Israel appears as comatose as its ailing prime minister. For example, apropos of the coming March election, The Jerusalem Post sponsored a symposium at which representatives of all the Knesset parties were given the opportunity to enlighten an audience of about 1,000 people at Jerusalem’s Great Synagogue. Despite the fact that Hamas had just won a landslide victory over Fatah, not a single speaker advocated a national strategy to eliminate that gang of Jew-killers.

Labor MK Collette Avital, who favors a Palestinian state in Judea and Samaria, had the audacity to speak of the need to foster “Jewish identity.” Hasn’t she been taught that Judea and Samaria are bound up with the teachings of the prophets and sages of Israel, and that the loss this land would erase the historical memory of the Jewish people?

But what can we expect from Avital when even MK Shaul Yaalon of the National Religious Party did not rule out a Palestinian state, and one can expect no better from the Ultra-Orthodox parties, seeing that United Torah Judaism signed the death warrant of Gush Katif when it joined the Sharon-Peres government in 2004. More unteachables.

From a strategic point of view, Judea and Samaria constitute Israel’s Sudetenland. There can be no compromise over this land—not with Hamas or Fatah, the successors of the Nazis. Yet we look in vain for any well-known intellectual to advocate a national strategy designed to win the war against these genocidal enemies of the Jewish people. Asked to comment on Hamas’ victory, professor Avineri admits that “the Hamas victory makes negotiations even less realistic, and strengthens the case for unilateral steps on the part of Israel as the only realistic option” (The Jerusalem Post, January 29, 2006).” Avineri said the same thing about Gaza, now a center of world terrorism.
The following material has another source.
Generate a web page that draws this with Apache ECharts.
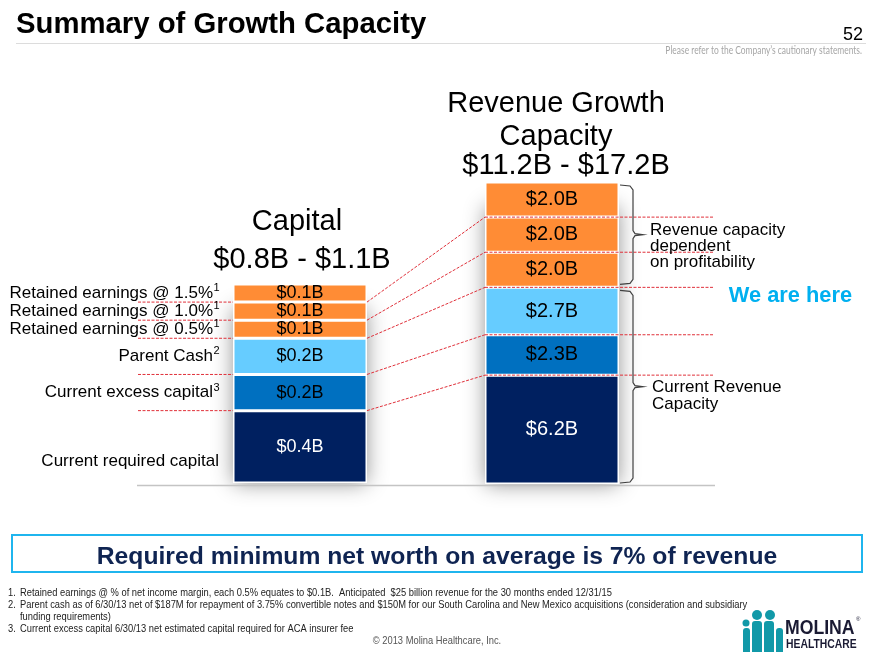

Although Bar-Ilan University professor Gerald Steinberg, another political scientist, does not call for unilateral retreat from Judea and Samaria, he said that with Hamas’ victory there is “very little chance of political compromise” (ibid)—which suggests that territorial compromise over Judea and Samaria is desirable and that it was possible with Fatah! Obviously Steinberg does not take the genocidal objectives of these Arabs seriously. He too obscures the enormity of evil.

The only intelligent response to decades of Arab terrorism against the Jews is a national strategy whose goal is the elimination of the PA and the entire Arab terrorist network west of the Jordan River.

Such a strategy logically requires the incorporation of Judea, Samaria, and Gaza into the State of Israel, which in turn will necessitate a Land Act to settle 200,000 more Jews in these areas in five years while prompting Arabs to leave by means of financial incentives. Needless to say, Israel’s ruling elites lack the intestines for such a strategy—which is why they are unteachable.

And so the symposium sponsored by The Jerusalem Post was not encouraging. More talk by small politicians about another election—an election that will change nothing. No party called for parliamentary electoral reform, and of course none called for “regime change,” which is the only thing that can curtail institutional corruption and prevent Israel’s demise.

All I could do at that symposium was hand out flyers of the Jewish National Alliance, Hazit. The flyer challenged the so-called nationalist and religious parties to issue a joint statement calling for the abrogation of Oslo. The flyer also contained Hazit’s 10-point national strategy, which, despite its brevity, has no equal in depth and comprehensiveness.

Israelis will waste their votes voting for any other party!